Last of the Summer Veg: Part 3

Last of the Summer Veg: Part 3

Clearly I am still in denial that there is something left of summer and am starting to realise just that having made my Christmas cake this week!  Nonetheless, I always seem to plant my peppers late and consequently I am lucky enough to still have peppers growing in the greenhouse, some of which have even still turned yellow/red.  So with that in mind, here’s the last of our recipes for the whole family, using up the summer vegetables (and herbs) in your garden (or the seasonal veg in store).  I had this recipe from a friend a while ago and it’s become a firm favourite in our house.

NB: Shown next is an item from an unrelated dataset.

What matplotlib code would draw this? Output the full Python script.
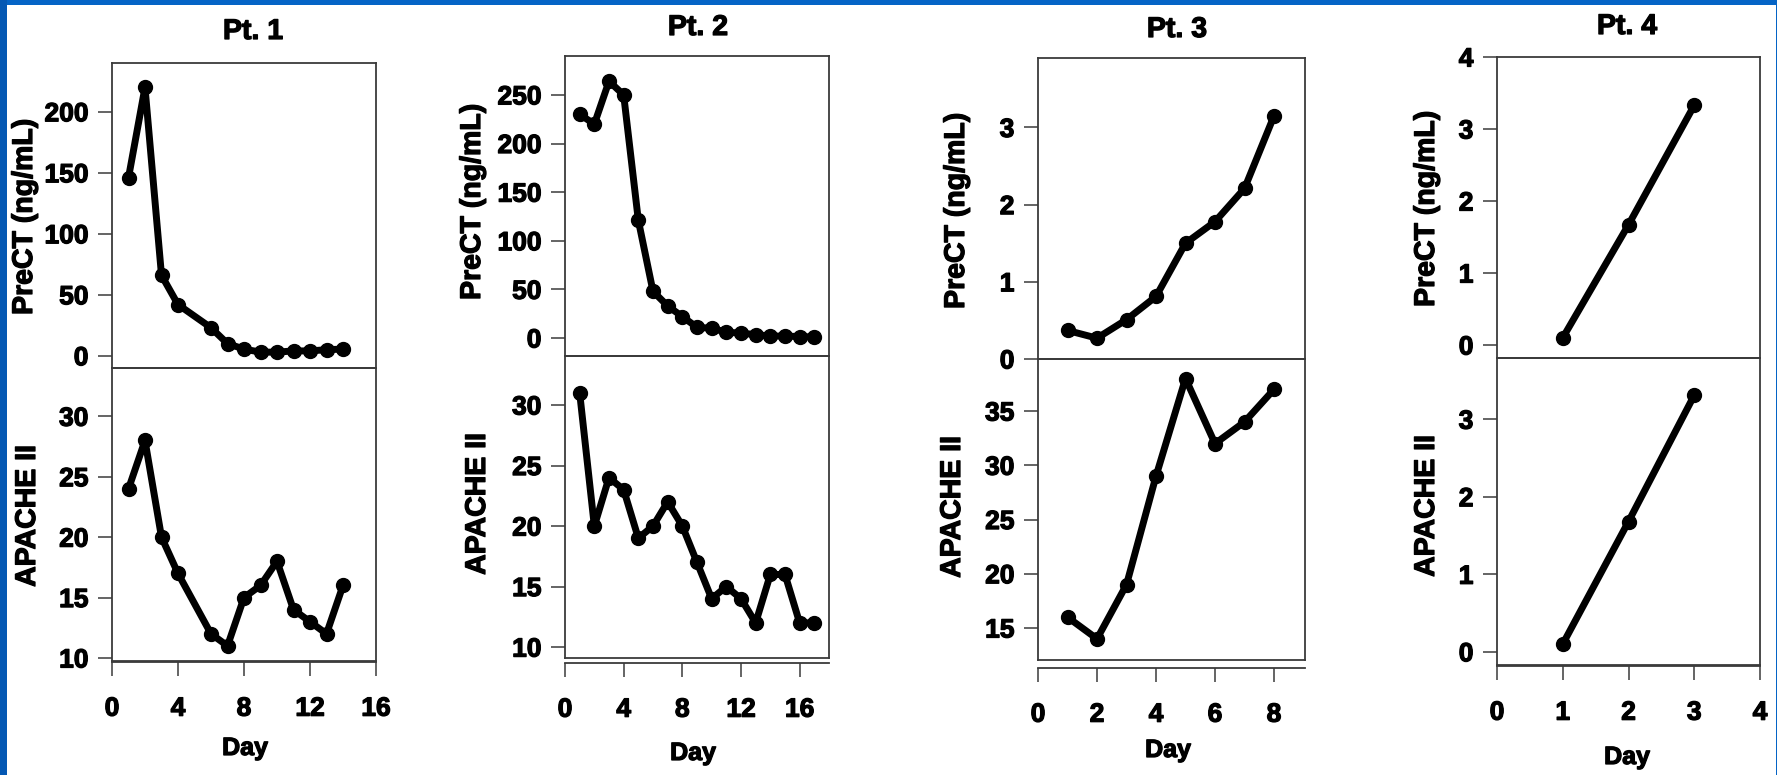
import matplotlib
matplotlib.use("Agg")
import matplotlib.pyplot as plt
from matplotlib.patches import Rectangle
import matplotlib.patheffects as pe

plt.rcParams['font.family'] = ['Liberation Sans', 'DejaVu Sans']
plt.rcParams['font.weight'] = 'bold'

W, H = 1777, 775

# ---------------- data ----------------
titles = ["Pt. 1", "Pt. 2", "Pt. 3", "Pt. 4"]
top_label = "PreCT (ng/mL)"
bottom_label = "APACHE II"
x_label = "Day"

pt1_days = [1, 2, 3, 4, 6, 7, 8, 9, 10, 11, 12, 13, 14]
pt1_prect = [146, 220, 66, 42, 23, 10, 5.5, 3, 3, 4, 4, 5, 5.5]
pt1_apache = [24, 28, 20, 17, 12, 11, 15, 16, 18, 14, 13, 12, 16]

pt2_days = [1, 2, 3, 4, 5, 6, 7, 8, 9, 10, 11, 12, 13, 14, 15, 16, 17]
pt2_prect = [230, 220, 264, 250, 121, 48, 33, 22, 11, 10, 6, 5, 3.5, 2, 2, 1.5, 1]
pt2_apache = [31, 20, 24, 23, 19, 20, 22, 20, 17, 14, 15, 14, 12, 16, 16, 12, 12]

pt3_days = [1, 2, 3, 4, 5, 6, 7, 8]
pt3_prect = [0.37, 0.27, 0.51, 0.81, 1.5, 1.78, 2.21, 3.15]
pt3_apache = [16, 14, 19, 29, 38, 32, 34, 37]

pt4_days = [1, 2, 3]
pt4_prect = [0.1, 1.67, 3.33]
pt4_apache = [0.1, 1.68, 3.31]

pt1_xticks = [0, 4, 8, 12, 16]
pt2_xticks = [0, 4, 8, 12, 16]
pt3_xticks = [0, 2, 4, 6, 8]
pt4_xticks = [0, 1, 2, 3, 4]

pt1_top_yticks = [0, 50, 100, 150, 200]
pt2_top_yticks = [0, 50, 100, 150, 200, 250]
pt3_top_yticks = [0, 1, 2, 3]
pt4_top_yticks = [0, 1, 2, 3, 4]

pt1_bot_yticks = [10, 15, 20, 25, 30]
pt2_bot_yticks = [10, 15, 20, 25, 30]
pt3_bot_yticks = [15, 20, 25, 30, 35]
pt4_bot_yticks = [0, 1, 2, 3]

# ---------------- layout (pixels) ----------------
panels = [
    dict(days=pt1_days, top=pt1_prect, bot=pt1_apache, xt=pt1_xticks,
         tyt=pt1_top_yticks, byt=pt1_bot_yticks,
         x0=112, x1=376, ty0=63, ty1=368, by1=661, off=1,
         xlim=(0, 16), tylim=(-10, 240), bylim=(9.75, 34.0),
         title=(253, 32), tl=(25, 217), bl=(28, 516), day=(245, 748)),
    dict(days=pt2_days, top=pt2_prect, bot=pt2_apache, xt=pt2_xticks,
         tyt=pt2_top_yticks, byt=pt2_bot_yticks,
         x0=565, x1=829, ty0=56, ty1=356, by1=658, off=5,
         xlim=(0, 18), tylim=(-18.5, 290), bylim=(9.1, 34.05),
         title=(698, 28), tl=(473, 202), bl=(478, 504), day=(693, 753)),
    dict(days=pt3_days, top=pt3_prect, bot=pt3_apache, xt=pt3_xticks,
         tyt=pt3_top_yticks, byt=pt3_bot_yticks,
         x0=1038, x1=1305, ty0=58, ty1=359, by1=660, off=8,
         xlim=(0, 9.05), tylim=(0, 3.9), bylim=(12.05, 39.8),
         title=(1177, 30), tl=(957, 211), bl=(953, 507), day=(1168, 750)),
    dict(days=pt4_days, top=pt4_prect, bot=pt4_apache, xt=pt4_xticks,
         tyt=pt4_top_yticks, byt=pt4_bot_yticks,
         x0=1497, x1=1760, ty0=57, ty1=358, by1=665, off=1,
         xlim=(0, 4), tylim=(-0.18, 4.0), bylim=(-0.17, 3.79),
         title=(1627, 27), tl=(1427, 209), bl=(1427, 506), day=(1627, 757)),
]

fig = plt.figure(figsize=(W / 100, H / 100), dpi=100)
fig.patch.set_facecolor('white')

def rect(x0, y0, x1, y1):
    return [x0 / W, 1 - y1 / H, (x1 - x0) / W, (y1 - y0) / H]

def fx(x):
    return x / W

def fy(y):
    return 1 - y / H

heavy = [pe.withStroke(linewidth=0.9, foreground='black')]
spine_col = '#3a3a3a'
line_kw = dict(color='black', lw=5, marker='o', markersize=10,
               solid_joinstyle='round', solid_capstyle='round', clip_on=False, zorder=3)

for i, p in enumerate(panels):
    axt = fig.add_axes(rect(p['x0'], p['ty0'], p['x1'], p['ty1']))
    axb = fig.add_axes(rect(p['x0'], p['ty1'], p['x1'], p['by1']))
    for ax in (axt, axb):
        ax.set_facecolor('none')
        ax.set_xlim(*p['xlim'])
        for s in ax.spines.values():
            s.set_color(spine_col)
            s.set_linewidth(1.3)
        ax.tick_params(axis='y', direction='out', length=10, width=1.1,
                       color=spine_col, pad=7, labelsize=19, right=False)
        ax.tick_params(axis='x', direction='out', length=10, width=1.1,
                       color=spine_col, pad=15, labelsize=19, top=False)
    axt.plot(p['days'], p['top'], **line_kw)
    axt.set_ylim(*p['tylim'])
    axt.set_yticks(p['tyt'])
    axt.set_xticks([])

    axb.plot(p['days'], p['bot'], **line_kw)
    axb.set_ylim(*p['bylim'])
    axb.set_yticks(p['byt'])
    axb.set_xticks(p['xt'])
    axb.spines['bottom'].set_position(('outward', p['off'] * 0.72))
    axb.plot([0, 1], [0, 0], transform=axb.transAxes, color=spine_col,
             lw=1.3, clip_on=False)

    for lab in axt.get_yticklabels() + axb.get_yticklabels() + axb.get_xticklabels():
        lab.set_fontweight('bold')
        lab.set_path_effects(heavy)

    fig.text(fx(p['title'][0]), fy(p['title'][1]), titles[i],
             ha='center', va='center', fontsize=20.5, fontweight='bold',
             path_effects=heavy)
    fig.text(fx(p['tl'][0]), fy(p['tl'][1]), top_label, rotation=90,
             ha='center', va='center', fontsize=20.5, fontweight='bold',
             path_effects=heavy)
    fig.text(fx(p['bl'][0]), fy(p['bl'][1]), bottom_label, rotation=90,
             ha='center', va='center', fontsize=20.5, fontweight='bold',
             path_effects=heavy)
    fig.text(fx(p['day'][0]), fy(p['day'][1]), x_label,
             ha='center', va='center', fontsize=18, fontweight='bold',
             path_effects=heavy)

# blue frame of the slide
blue = '#0564c6'
fig.add_artist(Rectangle((0, 1 - 5 / H), 1, 5 / H, transform=fig.transFigure,
                         facecolor=blue, edgecolor='none', zorder=10))
fig.add_artist(Rectangle((0, 0), 7 / W, 1, transform=fig.transFigure,
                         facecolor='#0458b4', edgecolor='none', zorder=10))
fig.add_artist(Rectangle((1 - 1.5 / W, 0), 1.5 / W, 1, transform=fig.transFigure,
                         facecolor=blue, edgecolor='none', zorder=10))

fig.savefig('out.png', dpi=100, facecolor=fig.get_facecolor())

For more family friendly recipes check out www.netmums.com, they even tell you where your local farm shops are to get great fresh veg if you can’t or haven’t grown your own.

 

Egg & Pepper Pots

½ tsp cumin seeds

2 tbsp mild olive oil

2 onions, sliced

2 red & 2 yellow peppers thinly sliced/chopped for little ones

2tsp dark brown soft sugar

2 bay leaves

Handful each of fresh thyme, parsley and coriander, roughly chopped

6 large beef tomatoes, chopped

½ tsp saffron

Pinch of cayenne

200ml water

1 pack of lardons OR ½ ring of chorizo

6 fresh, free-range eggs

Freshly ground salt and black pepper

 

Dry roast the cumin seeds in a large frying pan on a high heat.  When they start to pop add the oil and fry the onions for at least 5 minutes until really soft, then add the peppers, sugar and fresh herbs and fry for another 10 minutes on a med-high heat until well softened and coloured.

 

Add the tomatoes, saffron and cayenne and season.   Add the water, bring to the boil and cook over a low heat until, until the dish has a sauce like consistency and has all started to blend together well, at least15 minutes.  Meanwhile, fry the lardons/chorizo
in a separate pan until starting to crisp.

 

Add the meat to the pepper mix and divide between individual oven proof dishes or one large dish.  Make 6 wells in the mix and break an egg into each, then bake in the oven on 160 degrees until the eggs are just set. Serve with crusty bread or potato wedges.